■ Written task:
Leave out the pictures; transcribe all else exactly.
● ● ● ●
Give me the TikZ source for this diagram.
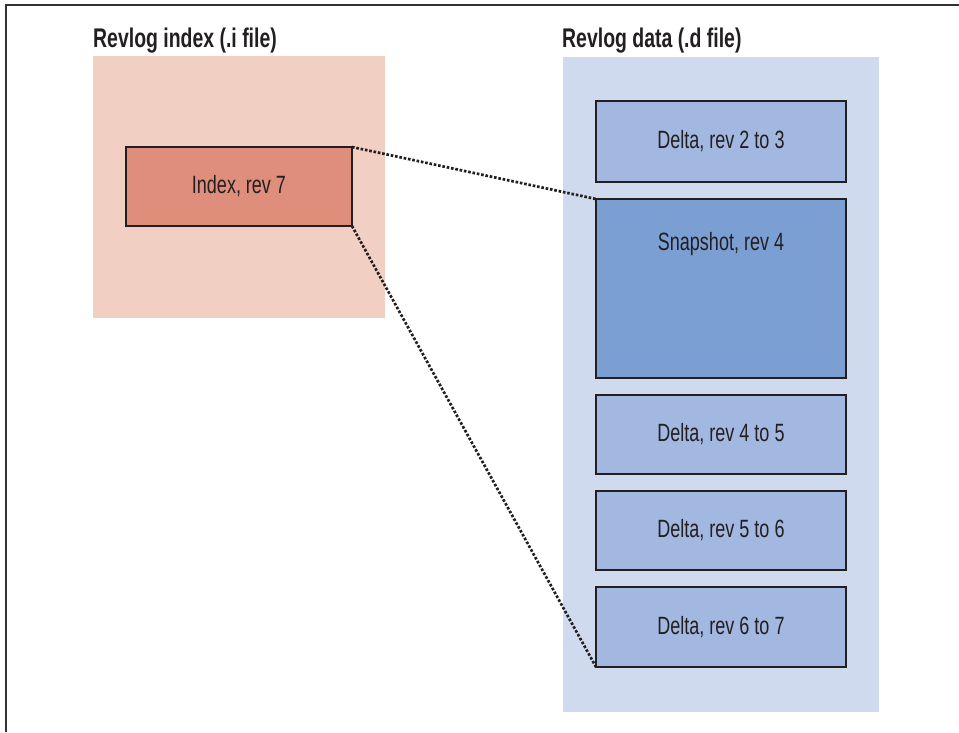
\documentclass[tikz,border=0pt]{standalone}
\usepackage{fontspec}
\setmainfont{Liberation Sans}[FakeStretch=0.72]
\usepackage{xcolor}
\usetikzlibrary{positioning}
\definecolor{idxbg}{HTML}{F2CFC3}
\definecolor{idxfill}{HTML}{DE8E7B}
\definecolor{databg}{HTML}{CFDAEF}
\definecolor{deltafill}{HTML}{A3B8E0}
\definecolor{snapfill}{HTML}{7B9FD3}
\definecolor{ink}{HTML}{231F20}
\newcommand{\boxfont}{\fontsize{25}{30}\selectfont}
\newcommand{\titlefont}{\fontsize{27}{32}\selectfont\bfseries}

\begin{document}
\begin{tikzpicture}[
    x=1pt, y=-1pt,
    node distance=17pt,
    panel/.style={anchor=north west, inner sep=0pt, outer sep=0pt},
    title/.style={anchor=base west, inner sep=0pt, text=ink, font=\titlefont},
    rev/.style={draw=ink, line width=2.8pt, inner sep=0pt, outer sep=0pt,
                minimum width=250pt, minimum height=80pt, text=ink, font=\boxfont},
    link/.style={ink, line width=2.7pt, dash pattern=on 2.6pt off 1.8pt}
  ]
    \useasboundingbox (0,0) rectangle (959,732);
    \draw[line width=2pt, black!80] (5.5,732) -- (5.5,4.5) -- (959,4.5);
    % the two files
    \node[title] (ititle) at (93,47) {Revlog index (.i file)};
    \node[title] (dtitle) at (562,47) {Revlog data (.d file)};
    \node[panel, fill=idxbg, minimum width=292pt, minimum height=262pt] (ipanel) at (93,56) {};
    \node[panel, fill=databg, minimum width=316pt, minimum height=655pt] (dpanel) at (563,57) {};
    % index entry
    \node[rev, fill=idxfill, minimum width=226pt, minimum height=79pt] (idx7) at (239,186.5) {Index, rev 7};
    % data chunks
    \node[rev, fill=deltafill, minimum height=81pt] (d23) at (721,141.5) {Delta, rev 2 to 3};
    \node[rev, fill=snapfill, minimum height=179pt, below=of d23] (snap4) {};
    \node[anchor=base, inner sep=0pt, text=ink, font=\boxfont] (snaptxt) at (721,250) {Snapshot, rev 4};
    \node[rev, fill=deltafill, minimum height=79pt, below=of snap4] (d45) {Delta, rev 4 to 5};
    \node[rev, fill=deltafill, minimum height=79pt, below=of d45] (d56) {Delta, rev 5 to 6};
    \node[rev, fill=deltafill, below=of d56] (d67) {Delta, rev 6 to 7};
    \draw[link] (idx7.north east) -- (snap4.north west);
    \draw[link] (idx7.south east) -- (d67.south west);
  \end{tikzpicture}
\end{document}
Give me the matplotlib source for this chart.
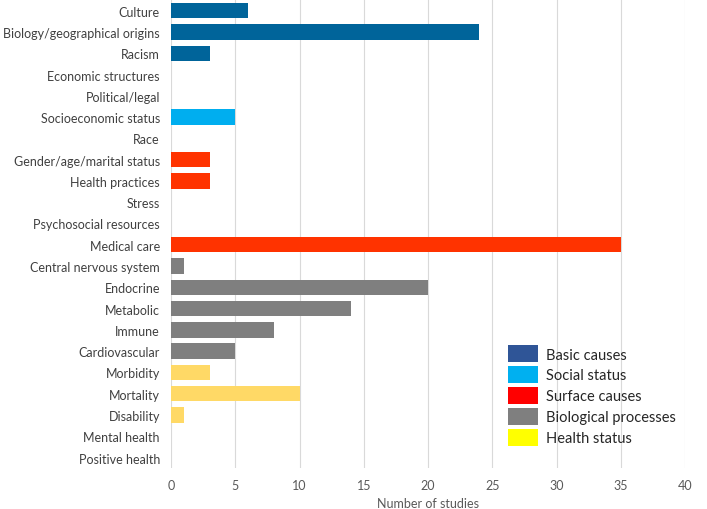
import matplotlib.pyplot as plt
from matplotlib.patches import Patch

plt.rcParams['font.family'] = ['Lato', 'DejaVu Sans']

# categories, top to bottom
categories = [
    "Culture", "Biology/geographical origins", "Racism", "Economic structures",
    "Political/legal", "Socioeconomic status", "Race", "Gender/age/marital status",
    "Health practices", "Stress", "Psychosocial resources", "Medical care",
    "Central nervous system", "Endocrine", "Metabolic", "Immune", "Cardiovascular",
    "Morbidity", "Mortality", "Disability", "Mental health", "Positive health",
]
studies = [6, 24, 3, 0, 0, 5, 0, 3, 3, 0, 0, 35, 1, 20, 14, 8, 5, 3, 10, 1, 0, 0]
groups = ["basic"] * 5 + ["social"] * 2 + ["surface"] * 5 + ["bio"] * 5 + ["health"] * 5

bar_colors = {"basic": "#00649A", "social": "#00AEEF", "surface": "#FF3300",
              "bio": "#7F7F7F", "health": "#FFD966"}
legend_labels = ["Basic causes", "Social status", "Surface causes",
                 "Biological processes", "Health status"]
legend_colors = ["#2F5597", "#00B0F0", "#FF0000", "#7F7F7F", "#FFFF00"]

fig = plt.figure(figsize=(7.07, 5.10), dpi=100)
ax = fig.add_axes([0.242, 0.080, 0.727, 0.918])

y = list(range(len(categories)))
ax.barh(y, studies, height=0.72, color=[bar_colors[g] for g in groups], zorder=3)

ax.set_ylim(len(categories) - 0.5, -0.5)
ax.set_yticks(y)
ax.set_yticklabels(categories, fontsize=9, color="#404040")
ax.set_xlim(0, 40)
ax.set_xticks(range(0, 41, 5))
ax.tick_params(axis='x', labelsize=9, labelcolor="#595959", length=0, pad=8)
ax.tick_params(axis='y', length=0, pad=8)
ax.grid(axis='x', color="#D9D9D9", linewidth=0.8, zorder=0)
for s in ax.spines.values():
    s.set_visible(False)
ax.set_xlabel("Number of studies", fontsize=9, color="#595959", labelpad=4)

handles = [Patch(facecolor=c, edgecolor='none') for c in legend_colors]
leg = ax.legend(handles, legend_labels, loc='lower right', bbox_to_anchor=(1.007, 0.02),
                frameon=False, fontsize=10.5, handlelength=2.0, handleheight=1.37,
                labelspacing=0.30, handletextpad=0.55)
for t in leg.get_texts():
    t.set_color("#262626")

fig.savefig("out.png", dpi=100)
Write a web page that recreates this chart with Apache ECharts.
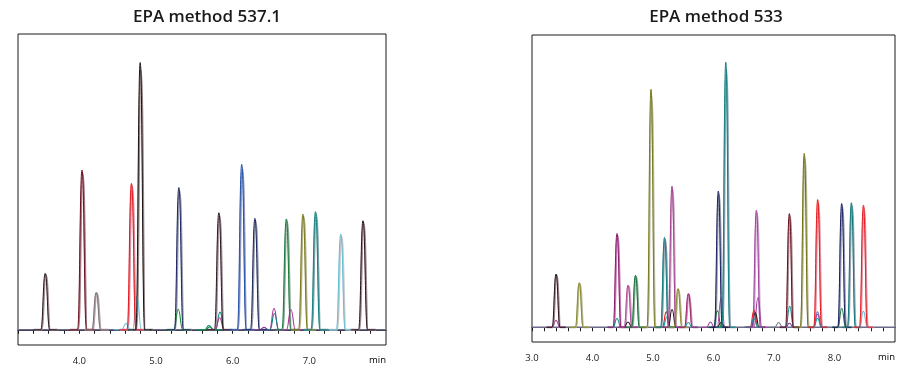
● ● ● ●
■ Task output:
Give me the TikZ source for this diagram.
\documentclass[tikz,border=0pt]{standalone}
\usepackage{fontspec}
\setmainfont{Liberation Sans}[FakeStretch=0.72]
\usepackage{xcolor}
\usetikzlibrary{positioning}
\definecolor{idxbg}{HTML}{F2CFC3}
\definecolor{idxfill}{HTML}{DE8E7B}
\definecolor{databg}{HTML}{CFDAEF}
\definecolor{deltafill}{HTML}{A3B8E0}
\definecolor{snapfill}{HTML}{7B9FD3}
\definecolor{ink}{HTML}{231F20}
\newcommand{\boxfont}{\fontsize{25}{30}\selectfont}
\newcommand{\titlefont}{\fontsize{27}{32}\selectfont\bfseries}

\begin{document}
\begin{tikzpicture}[
    x=1pt, y=-1pt,
    node distance=17pt,
    panel/.style={anchor=north west, inner sep=0pt, outer sep=0pt},
    title/.style={anchor=base west, inner sep=0pt, text=ink, font=\titlefont},
    rev/.style={draw=ink, line width=2.8pt, inner sep=0pt, outer sep=0pt,
                minimum width=250pt, minimum height=80pt, text=ink, font=\boxfont},
    link/.style={ink, line width=2.7pt, dash pattern=on 2.6pt off 1.8pt}
  ]
    \useasboundingbox (0,0) rectangle (959,732);
    \draw[line width=2pt, black!80] (5.5,732) -- (5.5,4.5) -- (959,4.5);
    % the two files
    \node[title] (ititle) at (93,47) {Revlog index (.i file)};
    \node[title] (dtitle) at (562,47) {Revlog data (.d file)};
    \node[panel, fill=idxbg, minimum width=292pt, minimum height=262pt] (ipanel) at (93,56) {};
    \node[panel, fill=databg, minimum width=316pt, minimum height=655pt] (dpanel) at (563,57) {};
    % index entry
    \node[rev, fill=idxfill, minimum width=226pt, minimum height=79pt] (idx7) at (239,186.5) {Index, rev 7};
    % data chunks
    \node[rev, fill=deltafill, minimum height=81pt] (d23) at (721,141.5) {Delta, rev 2 to 3};
    \node[rev, fill=snapfill, minimum height=179pt, below=of d23] (snap4) {};
    \node[anchor=base, inner sep=0pt, text=ink, font=\boxfont] (snaptxt) at (721,250) {Snapshot, rev 4};
    \node[rev, fill=deltafill, minimum height=79pt, below=of snap4] (d45) {Delta, rev 4 to 5};
    \node[rev, fill=deltafill, minimum height=79pt, below=of d45] (d56) {Delta, rev 5 to 6};
    \node[rev, fill=deltafill, below=of d56] (d67) {Delta, rev 6 to 7};
    \draw[link] (idx7.north east) -- (snap4.north west);
    \draw[link] (idx7.south east) -- (d67.south west);
  \end{tikzpicture}
\end{document}
Give me the matplotlib source for this chart.
import matplotlib.pyplot as plt
from matplotlib.patches import Patch

plt.rcParams['font.family'] = ['Lato', 'DejaVu Sans']

# categories, top to bottom
categories = [
    "Culture", "Biology/geographical origins", "Racism", "Economic structures",
    "Political/legal", "Socioeconomic status", "Race", "Gender/age/marital status",
    "Health practices", "Stress", "Psychosocial resources", "Medical care",
    "Central nervous system", "Endocrine", "Metabolic", "Immune", "Cardiovascular",
    "Morbidity", "Mortality", "Disability", "Mental health", "Positive health",
]
studies = [6, 24, 3, 0, 0, 5, 0, 3, 3, 0, 0, 35, 1, 20, 14, 8, 5, 3, 10, 1, 0, 0]
groups = ["basic"] * 5 + ["social"] * 2 + ["surface"] * 5 + ["bio"] * 5 + ["health"] * 5

bar_colors = {"basic": "#00649A", "social": "#00AEEF", "surface": "#FF3300",
              "bio": "#7F7F7F", "health": "#FFD966"}
legend_labels = ["Basic causes", "Social status", "Surface causes",
                 "Biological processes", "Health status"]
legend_colors = ["#2F5597", "#00B0F0", "#FF0000", "#7F7F7F", "#FFFF00"]

fig = plt.figure(figsize=(7.07, 5.10), dpi=100)
ax = fig.add_axes([0.242, 0.080, 0.727, 0.918])

y = list(range(len(categories)))
ax.barh(y, studies, height=0.72, color=[bar_colors[g] for g in groups], zorder=3)

ax.set_ylim(len(categories) - 0.5, -0.5)
ax.set_yticks(y)
ax.set_yticklabels(categories, fontsize=9, color="#404040")
ax.set_xlim(0, 40)
ax.set_xticks(range(0, 41, 5))
ax.tick_params(axis='x', labelsize=9, labelcolor="#595959", length=0, pad=8)
ax.tick_params(axis='y', length=0, pad=8)
ax.grid(axis='x', color="#D9D9D9", linewidth=0.8, zorder=0)
for s in ax.spines.values():
    s.set_visible(False)
ax.set_xlabel("Number of studies", fontsize=9, color="#595959", labelpad=4)

handles = [Patch(facecolor=c, edgecolor='none') for c in legend_colors]
leg = ax.legend(handles, legend_labels, loc='lower right', bbox_to_anchor=(1.007, 0.02),
                frameon=False, fontsize=10.5, handlelength=2.0, handleheight=1.37,
                labelspacing=0.30, handletextpad=0.55)
for t in leg.get_texts():
    t.set_color("#262626")

fig.savefig("out.png", dpi=100)
Write a web page that recreates this chart with Apache ECharts.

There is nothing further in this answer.